At a price, “below $30,000,” the Kizashi is expected to be “fully loaded.” Pre-production models at our Niagara test venue featured dual-zone automatic climate control, “SmartPass” keyless entry with push-button start, tilt/telescopic steering column, auto-dimming rearview mirror, sunroof, paddle shifters, Rockford Fosgate premium audio, USB input, Bluetooth hands-free connectivity, leather upholstery, power driver’s seat with memory, power front passenger seat, three-position heated front seats, steering wheel with remote controls, multiple airbags with side curtains, electronic stability control, and 18-inch alloy wheels.

The Kizashi has a pleasing appearance that doesn’t reference other vehicles in the sector, with the polygonal chrome tailpipe surrounds adding some flair at the rear.
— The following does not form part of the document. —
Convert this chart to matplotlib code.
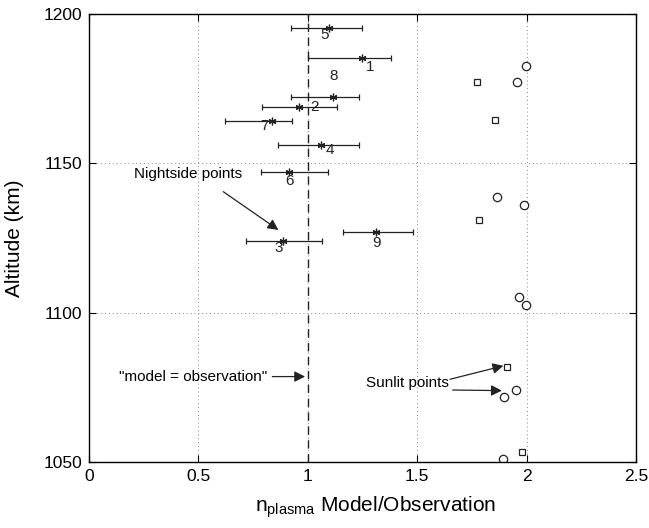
import matplotlib
matplotlib.use("Agg")
import matplotlib.pyplot as plt

plt.rcParams['font.family'] = ['Liberation Sans', 'DejaVu Sans']

# Nightside points: ratio, altitude, error bar ends, label
night_id = ['5', '1', '8', '2', '7', '4', '6', '3', '9']
night_x = [1.097, 1.247, 1.114, 0.962, 0.835, 1.059, 0.915, 0.888, 1.312]
night_alt = [1195.2, 1185.2, 1172.1, 1169.0, 1164.2, 1156.1, 1147.0, 1124.1, 1127.1]
night_lo = [0.925, 1.003, 0.925, 0.790, 0.622, 0.863, 0.785, 0.718, 1.160]
night_hi = [1.250, 1.382, 1.236, 1.134, 0.930, 1.233, 1.091, 1.067, 1.480]
label_x = [1.075, 1.285, 1.120, 1.033, 0.800, 1.102, 0.915, 0.867, 1.312]
label_alt = [1193.0, 1182.4, 1179.2, 1168.8, 1162.5, 1154.5, 1144.2, 1121.8, 1123.2]

# Sunlit points
sq_x = [1.774, 1.856, 1.784, 1.909, 1.978]
sq_alt = [1177.3, 1164.5, 1130.9, 1081.7, 1053.5]
circ_x = [1.998, 1.955, 1.864, 1.986, 1.964, 1.998, 1.951, 1.897, 1.891]
circ_alt = [1182.6, 1177.3, 1138.6, 1136.1, 1105.1, 1102.6, 1074.1, 1071.7, 1051.1]

fig = plt.figure(figsize=(6.49, 5.28), dpi=100)
ax = fig.add_axes([0.137, 0.125, 0.843, 0.8485])

xerr = [[x - lo for x, lo in zip(night_x, night_lo)],
        [hi - x for x, hi in zip(night_x, night_hi)]]
ax.errorbar(night_x, night_alt, xerr=xerr, fmt='none', ecolor='#222222',
            elinewidth=0.9, capsize=2.5, capthick=0.9)
ax.plot(night_x, night_alt, linestyle='none', marker=(6, 2, 0), ms=5.5,
        mec='#222222', mew=0.9)
for t, lx, ly in zip(night_id, label_x, label_alt):
    ax.text(lx, ly, t, ha='center', va='center', fontsize=11, color='#222222')

ax.plot(sq_x, sq_alt, linestyle='none', marker='s', ms=5, mfc='white',
        mec='#222222', mew=0.9)
ax.plot(circ_x, circ_alt, linestyle='none', marker='o', ms=6, mfc='white',
        mec='#222222', mew=0.9)

ax.axvline(1.0, color='#222222', lw=1.0, linestyle=(0, (6, 4)))

arrow = dict(arrowstyle='-|>', color='#222222', lw=0.9,
             mutation_scale=16, shrinkA=0, shrinkB=0)
ax.text(0.455, 1146.4, 'Nightside points', ha='center', va='center', fontsize=11)
ax.annotate('', xy=(0.866, 1127.7), xytext=(0.614, 1140.5), arrowprops=arrow)

ax.text(0.813, 1078.6, '"model = observation"', ha='right', va='center', fontsize=11)
ax.annotate('', xy=(0.988, 1078.6), xytext=(0.838, 1078.6), arrowprops=arrow)

ax.text(1.645, 1076.3, 'Sunlit points', ha='right', va='center', fontsize=11)
ax.annotate('', xy=(1.894, 1082.2), xytext=(1.650, 1077.7), arrowprops=arrow)
ax.annotate('', xy=(1.887, 1073.9), xytext=(1.662, 1074.1), arrowprops=arrow)

ax.set_xlim(0, 2.5)
ax.set_ylim(1050, 1200)
ax.set_xticks([0, 0.5, 1, 1.5, 2, 2.5])
ax.set_xticklabels(['0', '0.5', '1', '1.5', '2', '2.5'])
ax.set_yticks([1050, 1100, 1150, 1200])
ax.tick_params(direction='in', top=True, right=True, length=5, width=0.8,
               labelsize=12.5, pad=5)
ax.grid(True, linestyle=(0, (1, 3)), color='#888888', lw=0.7)
for s in ax.spines.values():
    s.set_linewidth(1.0)

ax.set_ylabel('Altitude (km)', fontsize=15, labelpad=14)
ax.set_xlabel(r'$\mathregular{n_{plasma}}$ Model/Observation', fontsize=15)
ax.xaxis.set_label_coords(0.524, -0.073)

fig.savefig('out.png', dpi=100)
The interior communicates precision and quality both in design and execution, and the dashboard features large instruments that are easy to read, along with uncomplicated controls. The remote controls on the sporty steering wheel include a “mute” button, which is appreciated.

2011 Suzuki Kizashi
2011 Suzuki Kizashi
2011 Suzuki Kizashi. Click image to enlarge

Headroom is generous, even with the standard sunroof, and seat adjustability has enough range to satisfy most body types. Hip, shoulder, front and rear legroom are sufficient, if a little tighter than the competition.

The Kizashi’s exterior dimensions are considerably smaller than all of its direct competitors, with the largest difference found between it and the Mazda6. The Kizashi’s length is 4650 millimetres, width is 1820 and wheelbase is 2700. In comparison, the Mazda6’s length is 4940 mm, width is 1840 and wheelbase is 2780. Indeed, at 4590 mm, the compact 2010 Mazda3 is only 60 mm (just over two inches) shorter than the Kizashi. This might be considered either a strength or a weakness for the Kizashi: in a segment where competition from Japanese automakers like the the Mazda6, Honda Accord, Toyota Camry, Subaru Legacy, Nissan Altima have all grown considerably over the years, the Kizashi has to be described as a small midsize car.

Consumers may respond favourably to this, as some criticism (or reflection, at least) has been generated about the plus-sizing of compact, midsize and large sedans from all automakers, even as subcompacts are gaining popularity. On the other hand, consumer expectations also change regarding what represents an appropriate size for a particular category of vehicles.

The Kizashi does excel in handling and driving dymanics. Tested against the above Japanese competitors (made available by Suzuki) on the Niagara Drive Centre’s purpose-designed closed circuit, the Kizashi was clearly the top performer.

2011 Suzuki Kizashi
2011 Suzuki Kizashi. Click image to enlarge

On the road, the Kazishi’s engine is limited by the transmission; it sounds somewhat rough at low speeds and under acceleration, and the transmission moans when accelerating. On the highway, the Kazishi comes into its own, feeling substantial and stable at speed. One expects it will also be an excellent performer in winter conditions, being one of only two sedans on the Canadian market with standard AWD (the other is the Subaru Legacy).

Suzuki has definitely succeeded in developing a family sedan with European-style handling. The car feels very nimble and responsive; easy to control and stable in all the conditions — road, highway and closed circuit — to which it was exposed in Niagara. It is refreshing to experience an affordable family sedan with this level of driving dynamics, but whether this is a specific priority for Canadian consumers remains to be seen. In addition, the Kazishi’s drivetrain and dimensions will be challenged by other vehicles in this class.

“Late winter” availability means the first quarter of 2010 at the earliest, therefore the Kizashi will be released as a 2011 model.